The City of Windsor is making contingency plans because hundreds of its staff could soon be off the job — unless they declare their COVID-19 vaccination status.
As of Wednesday, 22 per cent of municipal employees have yet to submit proof of COVID-19 vaccination, despite a deadline to do so before Nov. 15.
The city said in a media release on Wednesday that 78 per cent of staff are in compliance with the policy, which mandates that all staff must be vaccinated — or face suspension without pay — unless they are granted an exemption.
Jason Reynar, Windsor's chief administrative officer, said he's hopeful that the actual percentage of employees affected will be much lower.

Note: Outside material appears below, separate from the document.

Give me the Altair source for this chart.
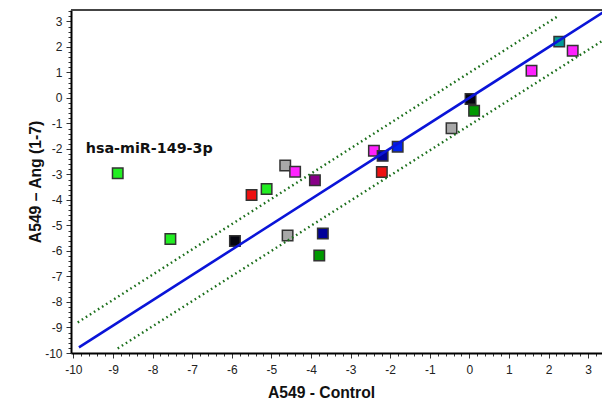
import altair as alt
import pandas as pd

# ---- data ----
ctrl = [-8.88, -7.55, -5.92, -5.50, -5.12, -4.65, -4.59, -4.40, -3.90, -3.79, -3.70,
        -2.41, -2.21, -2.19, -1.81, -0.45, 0.03, 0.12, 1.57, 2.27, 2.61]
ang = [-2.95, -5.53, -5.61, -3.80, -3.57, -2.65, -5.39, -2.89, -3.23, -6.18, -5.31,
       -2.07, -2.90, -2.27, -1.91, -1.19, -0.04, -0.50, 1.07, 2.21, 1.85]
group = ["lime", "lime", "black", "red", "lime", "grey", "grey", "magenta", "purple", "green", "navy",
         "magenta", "red", "navy", "blue", "grey", "black", "green", "magenta", "teal", "magenta"]
label = ["hsa-miR-149-3p"] + [""] * 20

# regression line and +/- band (endpoints)
line_x = [-9.86, 3.40]
line_y = [-9.78, 3.38]
upper_x = [-9.89, 2.26]
upper_y = [-8.80, 3.23]
lower_x = [-8.88, 3.40]
lower_y = [-9.82, 2.28]

major_ticks = list(range(-10, 4))
minor_ticks = [round(-10 + 0.2 * k, 1) for k in range(0, 68)]

color_domain = ["lime", "grey", "magenta", "purple", "red", "black", "navy", "green", "blue", "teal"]
color_range = ["#22ee22", "#a8a8a8", "#ff22ff", "#880088", "#ee1111", "#050510", "#000099",
               "#009900", "#0022ee", "#009999"]

pts = pd.DataFrame({"x": ctrl, "y": ang, "g": group, "label": label})
lines = pd.DataFrame({
    "x": line_x + upper_x + lower_x,
    "y": line_y + upper_y + lower_y,
    "s": ["fit"] * 2 + ["upper"] * 2 + ["lower"] * 2,
})

W, H = 531, 343
xdom = [-10.06, 3.35]
ydom = [-10.0, 3.45]

is_int = "abs(datum.value - round(datum.value)) < 0.01"
lab_expr = "abs(datum.value - round(datum.value)) < 0.01 ? '' + round(datum.value) : ''"

common = dict(
    values=minor_ticks, labelExpr=lab_expr, labelOverlap=False, labelBound=False,
    labelFlush=False, grid=False, tickCount=len(minor_ticks),
    domainColor="#000000", domainWidth=2, tickColor="#333333",
    tickSize={"condition": {"test": is_int, "value": 5}, "value": 3},
    labelFont="Liberation Sans", labelFontSize=12, labelColor="#222222",
    titleFont="Liberation Sans", titleFontSize=15.7, titleFontWeight="bold", titleColor="#111111",
)
xaxis = alt.Axis(
    labelPadding=6, title="A549 - Control", titleX=250, titleY=44,
    titleBaseline="alphabetic", **common,
)
yaxis = alt.Axis(
    labelPadding=4, title="A549 – Ang (1-7)", titleX=-36, titleY=H / 2,
    titleAngle=-90, titleBaseline="middle", titleAlign="center", **common,
)

xs = alt.Scale(domain=xdom, nice=False, zero=False)
ys = alt.Scale(domain=ydom, nice=False, zero=False)
X = alt.X("x:Q", scale=xs, axis=xaxis)
Y = alt.Y("y:Q", scale=ys, axis=yaxis)

points = alt.Chart(pts).mark_square(size=110, opacity=1, stroke="#333333", strokeWidth=1.5).encode(
    x=X, y=Y,
    fill=alt.Fill("g:N", scale=alt.Scale(domain=color_domain, range=color_range), legend=None),
)

fit = alt.Chart(lines).transform_filter(alt.datum.s == "fit").mark_line(
    color="#0a14d8", strokeWidth=2.6, clip=True
).encode(x=X, y=Y, detail="s:N")

band = alt.Chart(lines).transform_filter(alt.datum.s != "fit").mark_line(
    color="#1a6e1a", strokeWidth=2.4, strokeDash=[1.6, 3.2], clip=True
).encode(x=X, y=Y, detail="s:N")

text = alt.Chart(pts).transform_filter(alt.datum.label != "").mark_text(
    align="left", baseline="alphabetic", dx=-32, dy=-20,
    font="DejaVu Sans", fontSize=14.3, fontWeight="bold", color="#111111"
).encode(x=X, y=Y, text="label:N")

top = alt.Chart(pts).mark_rule(color="#444444", strokeWidth=2).encode(
    y=alt.value(0), x=alt.value(0), x2=alt.value(W + 5)
)

chart = alt.layer(points, band, fit, text, top).properties(
    width=W, height=H,
    autosize=alt.AutoSizeParams(type="none"),
    padding={"left": 71, "top": 10, "right": 0, "bottom": 51},
).configure_view(stroke=None).configure(background="white")

chart.save("out.html", embed_options={"renderer": "svg", "actions": False})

But the city is prepared to deliver services with fewer employees, he said. In the event that COVID-19 sidelines staff, each department already has plans for how to operate with up to 20 per cent fewer people.
"Throughout the pandemic we've had to be ready for the contingency that we have COVID outbreaks," he said.

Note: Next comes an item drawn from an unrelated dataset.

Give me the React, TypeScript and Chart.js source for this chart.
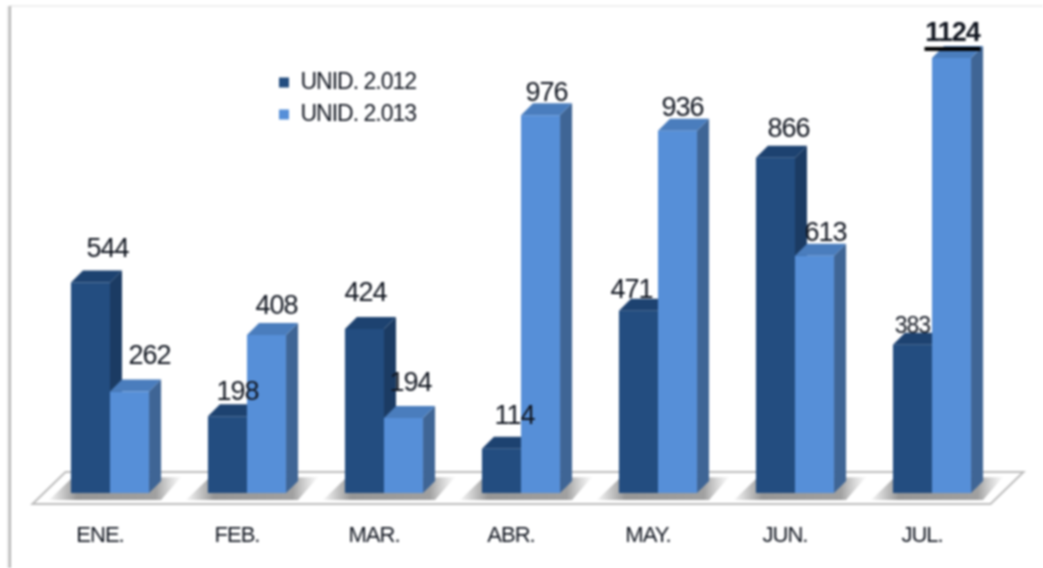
import React, { useEffect, useRef } from "react";
import { Chart, registerables } from "chart.js";

Chart.register(...registerables);

const categories = ["ENE.", "FEB.", "MAR.", "ABR.", "MAY.", "JUN.", "JUL."];
const units2012 = [544, 198, 424, 114, 471, 866, 383];
const units2013 = [262, 408, 194, 976, 936, 613, 1124];
const seriesNames = ["UNID. 2.012", "UNID. 2.013"];

// label placement relative to each bar's centre and top (style only)
const labelOffsets2012 = [[17, -33], [10, -24], [1, -35], [13, -32], [-7, -20], [13, -28], [0, -18]];
const labelOffsets2013 = [[20, -35], [10, -29], [7, -34], [6, -22], [5, -22], [11, -22], [1, -24]];

const DEPTH = 12;
const FONT = '"Liberation Sans", Arial, sans-serif';
const INK = "#10151f";
const faces = [
  { front: "#234d80", side: "#1b3b63", top: "#1d4270" },
  { front: "#568fd8", side: "#3f6595", top: "#4a7dbd" },
];

const decor = {
  id: "decor",
  beforeDraw(chart: any) {
    const { ctx } = chart;
    ctx.save();
    ctx.fillStyle = "#fff";
    ctx.fillRect(0, 0, chart.width, chart.height);
    ctx.fillStyle = "#efefef";
    ctx.fillRect(10, 5, chart.width - 10, 2);
    ctx.fillStyle = "#e6e6e6";
    ctx.fillRect(7, 6, 3, chart.height);
    ctx.fillStyle = "#b4b4b4";
    ctx.fillRect(9, 6, 2, chart.height);
    ctx.restore();
    // the reference's lettering is condensed
    ctx.letterSpacing = "-1px";
  },
  beforeDatasetsDraw(chart: any) {
    const { ctx, chartArea } = chart;
    const base = chartArea.bottom;
    ctx.save();
    // floor
    ctx.beginPath();
    ctx.moveTo(chartArea.left - 9, base + 11);
    ctx.lineTo(chartArea.left + 24, base - 21);
    ctx.lineTo(chartArea.right + 23, base - 21);
    ctx.lineTo(chartArea.right - 10, base + 11);
    ctx.closePath();
    ctx.fillStyle = "#ffffff";
    ctx.fill();
    ctx.strokeStyle = "#bdbdbd";
    ctx.lineWidth = 2;
    ctx.stroke();
    // floor shadows
    const m0 = chart.getDatasetMeta(0).data;
    const m1 = chart.getDatasetMeta(1).data;
    m0.forEach((bar: any, i: number) => {
      const left = bar.x - bar.width / 2;
      const right = m1[i].x + m1[i].width / 2;
      const g = ctx.createLinearGradient(left - 24, 0, right + 34, 0);
      g.addColorStop(0, "rgba(150,150,150,0)");
      g.addColorStop(0.22, "rgba(150,150,150,1)");
      g.addColorStop(0.8, "rgba(160,160,160,1)");
      g.addColorStop(1, "rgba(190,190,190,0)");
      ctx.fillStyle = g;
      ctx.beginPath();
      ctx.moveTo(left - 22, base + 7);
      ctx.lineTo(left, base - 14);
      ctx.lineTo(right + 32, base - 16);
      ctx.lineTo(right + 12, base + 7);
      ctx.closePath();
      ctx.fill();
    });
    // side and top faces of the bars
    [m0, m1].forEach((bars: any[], d: number) => {
      bars.forEach((bar: any) => {
        const l = bar.x - bar.width / 2;
        const r = bar.x + bar.width / 2;
        ctx.fillStyle = faces[d].side;
        ctx.beginPath();
        ctx.moveTo(r, bar.y);
        ctx.lineTo(r + DEPTH, bar.y - DEPTH);
        ctx.lineTo(r + DEPTH, base - DEPTH);
        ctx.lineTo(r, base);
        ctx.closePath();
        ctx.fill();
        ctx.fillStyle = faces[d].top;
        ctx.beginPath();
        ctx.moveTo(l, bar.y);
        ctx.lineTo(l + DEPTH, bar.y - DEPTH);
        ctx.lineTo(r + DEPTH, bar.y - DEPTH);
        ctx.lineTo(r, bar.y);
        ctx.closePath();
        ctx.fill();
      });
    });
    ctx.restore();
  },
  afterDatasetsDraw(chart: any) {
    const { ctx } = chart;
    ctx.save();
    ctx.textAlign = "center";
    ctx.textBaseline = "middle";
    [labelOffsets2012, labelOffsets2013].forEach((offs, d) => {
      const meta = chart.getDatasetMeta(d).data;
      const values = chart.data.datasets[d].data;
      meta.forEach((bar: any, i: number) => {
        const v = values[i];
        const largest = v === Math.max(...units2013);
        const small = v === units2012[6];
        ctx.fillStyle = INK;
        ctx.font = `${largest ? "bold " : ""}${small ? 23 : 27}px ${FONT}`;
        const x = bar.x + offs[i][0];
        const y = bar.y + offs[i][1];
        ctx.fillText(String(v), x, y);
        if (largest) {
          ctx.fillStyle = "#000";
          ctx.fillRect(x - 28, y + 13, 56, 4);
        }
      });
    });
    ctx.restore();
  },
};

const legendPlacer = {
  id: "legendPlacer",
  afterLayout(chart: any) {
    const lg = chart.legend;
    const w = lg.right - lg.left;
    const h = lg.bottom - lg.top;
    lg.left = 270;
    lg.top = 62;
    lg.right = lg.left + w;
    lg.bottom = lg.top + h;
  },
};

export default function App() {
  const ref = useRef<HTMLCanvasElement>(null);
  useEffect(() => {
    const chart = new Chart(ref.current!, {
      type: "bar",
      data: {
        labels: categories,
        datasets: [
          { label: seriesNames[0], data: units2012, backgroundColor: faces[0].front },
          { label: seriesNames[1], data: units2013, backgroundColor: faces[1].front },
        ],
      },
      options: {
        responsive: false,
        animation: false,
        layout: { padding: { left: 41.5, right: 42.5, top: 28.5, bottom: 0 } },
        datasets: { bar: { barPercentage: 1, categoryPercentage: 0.57 } },
        scales: {
          x: {
            grid: { display: false },
            border: { display: false },
            afterFit(scale: any) {
              scale.height = 75;
            },
            ticks: {
              color: INK,
              font: { family: FONT, size: 22 },
              padding: 22,
              labelOffset: -10,
              maxRotation: 0,
            },
          },
          y: { display: false, min: 0, max: 1200 },
        },
        plugins: {
          tooltip: { enabled: false },
          title: { display: false },
          legend: {
            position: "chartArea",
            align: "start",
            labels: {
              color: INK,
              font: { family: FONT, size: 23 },
              boxWidth: 10,
              boxHeight: 10,
              padding: 9,
            },
          },
        },
      },
      plugins: [decor, legendPlacer],
    } as any);
    return () => chart.destroy();
  }, []);
  return (
    <div style={{ position: "absolute", left: 0, top: 0, width: 1043, height: 568, background: "#fff", overflow: "hidden" }}>
      <canvas ref={ref} width={1043} height={568} style={{ display: "block", filter: "blur(0.9px)" }} />
    </div>
  );
}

City has more than 3,000 staff
The city has a workforce of more than 3,000 employees, and so based on that number, somewhere in the ballpark of 660 staff were not in compliance with the policy as of Wednesday.
Reynar said he's hoping that it's just a matter of people not getting around to submitting their documentation, and numbers have been climbing in recent days. Staff have been given reminders and education surrounding COVID-19 vaccination.

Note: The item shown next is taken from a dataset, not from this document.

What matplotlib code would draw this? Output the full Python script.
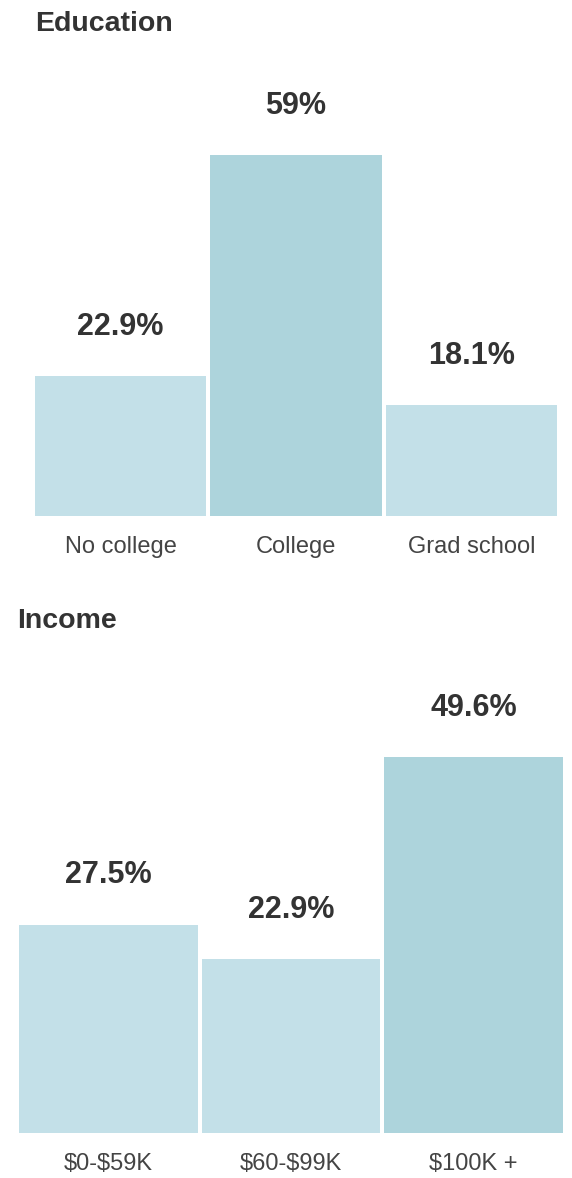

"We appreciate that people are busy and they've got busy work lives and personal lives and so we understand that it takes time to get the documentation into the database," Reynar said.
Only a handful of staff members — Reynar estimates it's fewer than a dozen — have been granted exemptions to the policy under approved grounds.
The policy was adopted by council in September. Similar mandates are in effect at the County of Essex, Towns of Tecumseh, LaSalle, Amherstburg, Kingsville, local hospitals and the Stellantis Windsor Assembly Plant.
The rules apply to employees, council, as well as contractors and volunteers accessing indoor city facilities.
"As leaders, each of my council colleagues as well as the city's corporate leadership team have already been fully vaccinated, and now we're requiring staff to do the same for the good of our community," Mayor Drew Dilkens said in statement at that time.
Reymar explained that the policy only goes as far as mandating an indefinite unpaid leave for those not in compliance.
It will be up to City Council to determine what the next steps are for employees who stick with their decision to not to be vaccinated.
"We haven't made that decision yet but we'll be speaking to council about what those options might be," he said.